#### The exercise:
Omit all images. Transcribe the rest of the material below exactly.

#### Recorded information:
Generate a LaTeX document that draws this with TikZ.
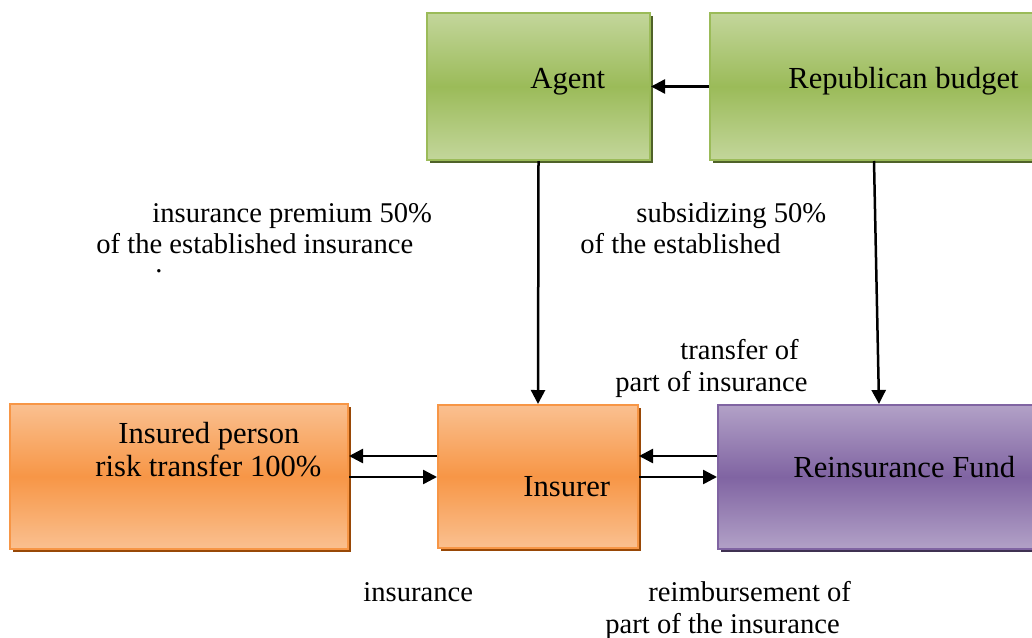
\documentclass[tikz,border=0pt]{standalone}
\usepackage{fontspec}
\setmainfont{Liberation Serif}
\usetikzlibrary{calc,arrows.meta}
\definecolor{grnlt}{RGB}{195,214,155}
\definecolor{grnmd}{RGB}{155,187,89}
\definecolor{grndk}{RGB}{79,98,40}
\definecolor{orglt}{RGB}{250,192,144}
\definecolor{orgmd}{RGB}{247,150,70}
\definecolor{orgdk}{RGB}{152,72,6}
\definecolor{prplt}{RGB}{178,161,199}
\definecolor{prpmd}{RGB}{128,100,162}
\definecolor{prpdk}{RGB}{63,49,81}
\tikzset{
  box/.style={rectangle, inner sep=0pt, line width=1pt},
  greenbox/.style={box, draw=grnmd, top color=grnlt, bottom color=grnlt, middle color=grnmd,
    preaction={fill=grndk, transform canvas={xshift=1.5pt,yshift=-1.5pt}}},
  orangebox/.style={box, draw=orgmd, top color=orglt, bottom color=orglt, middle color=orgmd,
    preaction={fill=orgdk, transform canvas={xshift=1.5pt,yshift=-1.5pt}}},
  purplebox/.style={box, draw=prpmd, top color=prplt, bottom color=prplt, middle color=prpmd,
    preaction={fill=prpdk, transform canvas={xshift=1.5pt,yshift=-1.5pt}}},
  boxtext/.style={inner sep=0pt, anchor=base west, font=\fontsize{15.3}{18}\selectfont},
  lbl/.style={inner sep=0pt, anchor=base west, font=\fontsize{14.3}{17}\selectfont},
  arr/.style={-{Triangle[length=7pt,width=7pt]}, line width=1.25pt}
}
\begin{document}
\begin{tikzpicture}[x=0.5pt, y=-0.5pt]
		\useasboundingbox (0,0) rectangle (1032,637);
		\node (agent) [greenbox, minimum width=111.5pt, minimum height=73.5pt] at (538.5,86.5) {};
		\node (budget) [greenbox, minimum width=175pt, minimum height=73.5pt] at (885,86.5) {};
		\node (insured) [orangebox, minimum width=169pt, minimum height=72.5pt] at (179,476.5) {};
		\node (insurer) [orangebox, minimum width=100pt, minimum height=71.5pt] at (538,476.5) {};
		\node (fund) [purplebox, minimum width=171pt, minimum height=72pt] at (889,477) {};
		\node (agenttxt) [boxtext] at (530,88) {Agent};
		\node (budgettxt) [boxtext] at (788,88) {Republican budget};
		\node (insuredtxt) [boxtext] at (118,443) {Insured person};
		\node (risktxt) [boxtext] at (95,476) {risk transfer 100\%};
		\node (insurertxt) [boxtext] at (523,496) {Insurer};
		\node (fundtxt) [boxtext] at (793,477) {Reinsurance Fund};
		\node (prem1) [lbl] at (152,222) {insurance premium 50\%};
		\node (prem2) [lbl] at (96,253) {of the established insurance};
		\node (prem3) [lbl] at (155,272) {.};
		\node (subs1) [lbl] at (636,222) {subsidizing 50\%};
		\node (subs2) [lbl] at (580,253) {of the established};
		\node (trans1) [lbl] at (680,359) {transfer of};
		\node (trans2) [lbl] at (615,391) {part of insurance};
		\node (ins) [lbl] at (363,601) {insurance};
		\node (reimb1) [lbl] at (648,601) {reimbursement of};
		\node (reimb2) [lbl] at (605,633) {part of the insurance};
		\draw[arr] (budget.west) -- (agent.east);
		\draw[arr] (agent.south) -- (insurer.north);
		\draw[arr] ($(budget.south)+(-11,0)$) -- ($(fund.north)+(-10,0)$);
		\draw[arr] ($(insurer.west)+(0,-20.5)$) -- ($(insured.east)+(0,-20.5)$);
		\draw[arr] ($(insured.east)+(0,0.5)$) -- ($(insurer.west)+(0,0.5)$);
		\draw[arr] ($(fund.west)+(0,-21)$) -- ($(insurer.east)+(0,-20.5)$);
		\draw[arr] ($(insurer.east)+(0,0.5)$) -- ($(fund.west)+(0,0)$);
		\end{tikzpicture}
\end{document}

#### The response:
Generate a LaTeX document that draws this with TikZ.
\documentclass[tikz,border=0pt]{standalone}
\usepackage{fontspec}
\setmainfont{Liberation Serif}
\usetikzlibrary{calc,arrows.meta}
\definecolor{grnlt}{RGB}{195,214,155}
\definecolor{grnmd}{RGB}{155,187,89}
\definecolor{grndk}{RGB}{79,98,40}
\definecolor{orglt}{RGB}{250,192,144}
\definecolor{orgmd}{RGB}{247,150,70}
\definecolor{orgdk}{RGB}{152,72,6}
\definecolor{prplt}{RGB}{178,161,199}
\definecolor{prpmd}{RGB}{128,100,162}
\definecolor{prpdk}{RGB}{63,49,81}
\tikzset{
  box/.style={rectangle, inner sep=0pt, line width=1pt},
  greenbox/.style={box, draw=grnmd, top color=grnlt, bottom color=grnlt, middle color=grnmd,
    preaction={fill=grndk, transform canvas={xshift=1.5pt,yshift=-1.5pt}}},
  orangebox/.style={box, draw=orgmd, top color=orglt, bottom color=orglt, middle color=orgmd,
    preaction={fill=orgdk, transform canvas={xshift=1.5pt,yshift=-1.5pt}}},
  purplebox/.style={box, draw=prpmd, top color=prplt, bottom color=prplt, middle color=prpmd,
    preaction={fill=prpdk, transform canvas={xshift=1.5pt,yshift=-1.5pt}}},
  boxtext/.style={inner sep=0pt, anchor=base west, font=\fontsize{15.3}{18}\selectfont},
  lbl/.style={inner sep=0pt, anchor=base west, font=\fontsize{14.3}{17}\selectfont},
  arr/.style={-{Triangle[length=7pt,width=7pt]}, line width=1.25pt}
}
\begin{document}
\begin{tikzpicture}[x=0.5pt, y=-0.5pt]
		\useasboundingbox (0,0) rectangle (1032,637);
		\node (agent) [greenbox, minimum width=111.5pt, minimum height=73.5pt] at (538.5,86.5) {};
		\node (budget) [greenbox, minimum width=175pt, minimum height=73.5pt] at (885,86.5) {};
		\node (insured) [orangebox, minimum width=169pt, minimum height=72.5pt] at (179,476.5) {};
		\node (insurer) [orangebox, minimum width=100pt, minimum height=71.5pt] at (538,476.5) {};
		\node (fund) [purplebox, minimum width=171pt, minimum height=72pt] at (889,477) {};
		\node (agenttxt) [boxtext] at (530,88) {Agent};
		\node (budgettxt) [boxtext] at (788,88) {Republican budget};
		\node (insuredtxt) [boxtext] at (118,443) {Insured person};
		\node (risktxt) [boxtext] at (95,476) {risk transfer 100\%};
		\node (insurertxt) [boxtext] at (523,496) {Insurer};
		\node (fundtxt) [boxtext] at (793,477) {Reinsurance Fund};
		\node (prem1) [lbl] at (152,222) {insurance premium 50\%};
		\node (prem2) [lbl] at (96,253) {of the established insurance};
		\node (prem3) [lbl] at (155,272) {.};
		\node (subs1) [lbl] at (636,222) {subsidizing 50\%};
		\node (subs2) [lbl] at (580,253) {of the established};
		\node (trans1) [lbl] at (680,359) {transfer of};
		\node (trans2) [lbl] at (615,391) {part of insurance};
		\node (ins) [lbl] at (363,601) {insurance};
		\node (reimb1) [lbl] at (648,601) {reimbursement of};
		\node (reimb2) [lbl] at (605,633) {part of the insurance};
		\draw[arr] (budget.west) -- (agent.east);
		\draw[arr] (agent.south) -- (insurer.north);
		\draw[arr] ($(budget.south)+(-11,0)$) -- ($(fund.north)+(-10,0)$);
		\draw[arr] ($(insurer.west)+(0,-20.5)$) -- ($(insured.east)+(0,-20.5)$);
		\draw[arr] ($(insured.east)+(0,0.5)$) -- ($(insurer.west)+(0,0.5)$);
		\draw[arr] ($(fund.west)+(0,-21)$) -- ($(insurer.east)+(0,-20.5)$);
		\draw[arr] ($(insurer.east)+(0,0.5)$) -- ($(fund.west)+(0,0)$);
		\end{tikzpicture}
\end{document}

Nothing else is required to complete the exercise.